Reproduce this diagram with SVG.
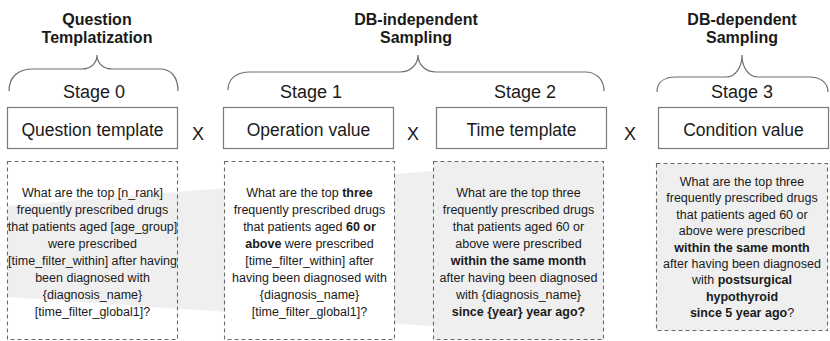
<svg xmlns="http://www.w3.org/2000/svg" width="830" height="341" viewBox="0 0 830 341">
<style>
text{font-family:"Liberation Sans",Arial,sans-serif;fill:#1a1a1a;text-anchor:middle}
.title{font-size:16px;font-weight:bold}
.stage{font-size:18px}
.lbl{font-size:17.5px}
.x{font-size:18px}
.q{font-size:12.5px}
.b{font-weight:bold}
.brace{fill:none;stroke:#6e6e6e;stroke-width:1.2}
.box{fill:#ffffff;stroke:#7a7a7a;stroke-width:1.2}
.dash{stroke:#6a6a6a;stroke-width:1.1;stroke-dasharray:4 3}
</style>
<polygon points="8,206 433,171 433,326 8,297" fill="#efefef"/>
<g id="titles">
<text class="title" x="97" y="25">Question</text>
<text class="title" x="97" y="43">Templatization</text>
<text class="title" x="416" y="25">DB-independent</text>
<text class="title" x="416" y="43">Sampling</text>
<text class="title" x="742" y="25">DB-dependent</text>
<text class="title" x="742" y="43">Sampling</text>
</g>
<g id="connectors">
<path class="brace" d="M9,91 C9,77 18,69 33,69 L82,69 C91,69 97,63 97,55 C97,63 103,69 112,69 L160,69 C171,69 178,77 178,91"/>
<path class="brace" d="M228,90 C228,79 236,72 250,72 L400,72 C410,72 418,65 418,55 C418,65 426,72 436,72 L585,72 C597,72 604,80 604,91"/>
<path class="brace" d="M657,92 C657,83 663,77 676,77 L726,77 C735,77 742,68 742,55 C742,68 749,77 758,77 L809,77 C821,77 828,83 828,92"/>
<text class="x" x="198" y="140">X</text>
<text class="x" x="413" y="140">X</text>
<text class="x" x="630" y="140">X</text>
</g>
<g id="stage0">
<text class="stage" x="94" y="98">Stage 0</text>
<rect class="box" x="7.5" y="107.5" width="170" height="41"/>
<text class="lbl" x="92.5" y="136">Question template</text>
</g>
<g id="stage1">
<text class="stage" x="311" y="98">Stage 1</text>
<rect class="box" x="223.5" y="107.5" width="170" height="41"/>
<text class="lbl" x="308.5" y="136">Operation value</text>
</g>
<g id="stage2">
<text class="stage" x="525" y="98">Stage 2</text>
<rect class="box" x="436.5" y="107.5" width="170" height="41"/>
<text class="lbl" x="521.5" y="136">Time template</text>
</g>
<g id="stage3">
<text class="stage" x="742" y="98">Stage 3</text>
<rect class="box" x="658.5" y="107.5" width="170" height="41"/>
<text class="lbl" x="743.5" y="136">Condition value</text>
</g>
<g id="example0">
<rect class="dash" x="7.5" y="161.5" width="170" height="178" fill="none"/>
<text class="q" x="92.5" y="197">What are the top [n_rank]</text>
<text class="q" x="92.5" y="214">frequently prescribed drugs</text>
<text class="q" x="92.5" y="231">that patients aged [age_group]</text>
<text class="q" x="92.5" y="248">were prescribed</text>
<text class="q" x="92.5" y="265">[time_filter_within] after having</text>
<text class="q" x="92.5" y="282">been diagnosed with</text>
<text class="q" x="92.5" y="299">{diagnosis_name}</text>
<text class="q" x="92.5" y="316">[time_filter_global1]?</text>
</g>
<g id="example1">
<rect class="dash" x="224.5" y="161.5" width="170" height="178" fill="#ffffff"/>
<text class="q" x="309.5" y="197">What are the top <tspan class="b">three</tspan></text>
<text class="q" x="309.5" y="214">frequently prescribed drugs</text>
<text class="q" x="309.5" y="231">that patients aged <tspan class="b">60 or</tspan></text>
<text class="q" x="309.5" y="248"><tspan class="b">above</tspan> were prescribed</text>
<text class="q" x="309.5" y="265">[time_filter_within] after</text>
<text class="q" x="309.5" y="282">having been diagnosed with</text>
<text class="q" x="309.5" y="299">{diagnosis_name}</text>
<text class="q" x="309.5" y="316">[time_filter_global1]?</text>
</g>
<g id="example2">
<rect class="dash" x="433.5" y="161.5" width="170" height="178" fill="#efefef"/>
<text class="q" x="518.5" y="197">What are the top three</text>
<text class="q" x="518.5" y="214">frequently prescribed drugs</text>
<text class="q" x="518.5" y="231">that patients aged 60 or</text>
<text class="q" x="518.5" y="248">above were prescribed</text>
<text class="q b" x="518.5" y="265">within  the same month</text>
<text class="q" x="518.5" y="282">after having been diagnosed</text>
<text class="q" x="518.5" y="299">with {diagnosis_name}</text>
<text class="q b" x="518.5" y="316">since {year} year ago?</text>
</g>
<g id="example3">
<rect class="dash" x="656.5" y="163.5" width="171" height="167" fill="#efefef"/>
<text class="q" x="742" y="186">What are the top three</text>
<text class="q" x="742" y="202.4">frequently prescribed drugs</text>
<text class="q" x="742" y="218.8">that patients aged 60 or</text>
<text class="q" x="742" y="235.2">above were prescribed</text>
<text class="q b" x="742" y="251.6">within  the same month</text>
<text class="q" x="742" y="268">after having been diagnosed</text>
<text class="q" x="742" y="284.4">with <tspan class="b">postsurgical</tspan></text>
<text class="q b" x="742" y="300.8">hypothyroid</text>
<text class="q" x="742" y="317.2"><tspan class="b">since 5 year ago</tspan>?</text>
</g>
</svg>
----
(Short task) Please transcribe the material above exactly as written. Leave the pictures out.

(Final result)
Reproduce this diagram with SVG.
<svg xmlns="http://www.w3.org/2000/svg" width="830" height="341" viewBox="0 0 830 341">
<style>
text{font-family:"Liberation Sans",Arial,sans-serif;fill:#1a1a1a;text-anchor:middle}
.title{font-size:16px;font-weight:bold}
.stage{font-size:18px}
.lbl{font-size:17.5px}
.x{font-size:18px}
.q{font-size:12.5px}
.b{font-weight:bold}
.brace{fill:none;stroke:#6e6e6e;stroke-width:1.2}
.box{fill:#ffffff;stroke:#7a7a7a;stroke-width:1.2}
.dash{stroke:#6a6a6a;stroke-width:1.1;stroke-dasharray:4 3}
</style>
<polygon points="8,206 433,171 433,326 8,297" fill="#efefef"/>
<g id="titles">
<text class="title" x="97" y="25">Question</text>
<text class="title" x="97" y="43">Templatization</text>
<text class="title" x="416" y="25">DB-independent</text>
<text class="title" x="416" y="43">Sampling</text>
<text class="title" x="742" y="25">DB-dependent</text>
<text class="title" x="742" y="43">Sampling</text>
</g>
<g id="connectors">
<path class="brace" d="M9,91 C9,77 18,69 33,69 L82,69 C91,69 97,63 97,55 C97,63 103,69 112,69 L160,69 C171,69 178,77 178,91"/>
<path class="brace" d="M228,90 C228,79 236,72 250,72 L400,72 C410,72 418,65 418,55 C418,65 426,72 436,72 L585,72 C597,72 604,80 604,91"/>
<path class="brace" d="M657,92 C657,83 663,77 676,77 L726,77 C735,77 742,68 742,55 C742,68 749,77 758,77 L809,77 C821,77 828,83 828,92"/>
<text class="x" x="198" y="140">X</text>
<text class="x" x="413" y="140">X</text>
<text class="x" x="630" y="140">X</text>
</g>
<g id="stage0">
<text class="stage" x="94" y="98">Stage 0</text>
<rect class="box" x="7.5" y="107.5" width="170" height="41"/>
<text class="lbl" x="92.5" y="136">Question template</text>
</g>
<g id="stage1">
<text class="stage" x="311" y="98">Stage 1</text>
<rect class="box" x="223.5" y="107.5" width="170" height="41"/>
<text class="lbl" x="308.5" y="136">Operation value</text>
</g>
<g id="stage2">
<text class="stage" x="525" y="98">Stage 2</text>
<rect class="box" x="436.5" y="107.5" width="170" height="41"/>
<text class="lbl" x="521.5" y="136">Time template</text>
</g>
<g id="stage3">
<text class="stage" x="742" y="98">Stage 3</text>
<rect class="box" x="658.5" y="107.5" width="170" height="41"/>
<text class="lbl" x="743.5" y="136">Condition value</text>
</g>
<g id="example0">
<rect class="dash" x="7.5" y="161.5" width="170" height="178" fill="none"/>
<text class="q" x="92.5" y="197">What are the top [n_rank]</text>
<text class="q" x="92.5" y="214">frequently prescribed drugs</text>
<text class="q" x="92.5" y="231">that patients aged [age_group]</text>
<text class="q" x="92.5" y="248">were prescribed</text>
<text class="q" x="92.5" y="265">[time_filter_within] after having</text>
<text class="q" x="92.5" y="282">been diagnosed with</text>
<text class="q" x="92.5" y="299">{diagnosis_name}</text>
<text class="q" x="92.5" y="316">[time_filter_global1]?</text>
</g>
<g id="example1">
<rect class="dash" x="224.5" y="161.5" width="170" height="178" fill="#ffffff"/>
<text class="q" x="309.5" y="197">What are the top <tspan class="b">three</tspan></text>
<text class="q" x="309.5" y="214">frequently prescribed drugs</text>
<text class="q" x="309.5" y="231">that patients aged <tspan class="b">60 or</tspan></text>
<text class="q" x="309.5" y="248"><tspan class="b">above</tspan> were prescribed</text>
<text class="q" x="309.5" y="265">[time_filter_within] after</text>
<text class="q" x="309.5" y="282">having been diagnosed with</text>
<text class="q" x="309.5" y="299">{diagnosis_name}</text>
<text class="q" x="309.5" y="316">[time_filter_global1]?</text>
</g>
<g id="example2">
<rect class="dash" x="433.5" y="161.5" width="170" height="178" fill="#efefef"/>
<text class="q" x="518.5" y="197">What are the top three</text>
<text class="q" x="518.5" y="214">frequently prescribed drugs</text>
<text class="q" x="518.5" y="231">that patients aged 60 or</text>
<text class="q" x="518.5" y="248">above were prescribed</text>
<text class="q b" x="518.5" y="265">within  the same month</text>
<text class="q" x="518.5" y="282">after having been diagnosed</text>
<text class="q" x="518.5" y="299">with {diagnosis_name}</text>
<text class="q b" x="518.5" y="316">since {year} year ago?</text>
</g>
<g id="example3">
<rect class="dash" x="656.5" y="163.5" width="171" height="167" fill="#efefef"/>
<text class="q" x="742" y="186">What are the top three</text>
<text class="q" x="742" y="202.4">frequently prescribed drugs</text>
<text class="q" x="742" y="218.8">that patients aged 60 or</text>
<text class="q" x="742" y="235.2">above were prescribed</text>
<text class="q b" x="742" y="251.6">within  the same month</text>
<text class="q" x="742" y="268">after having been diagnosed</text>
<text class="q" x="742" y="284.4">with <tspan class="b">postsurgical</tspan></text>
<text class="q b" x="742" y="300.8">hypothyroid</text>
<text class="q" x="742" y="317.2"><tspan class="b">since 5 year ago</tspan>?</text>
</g>
</svg>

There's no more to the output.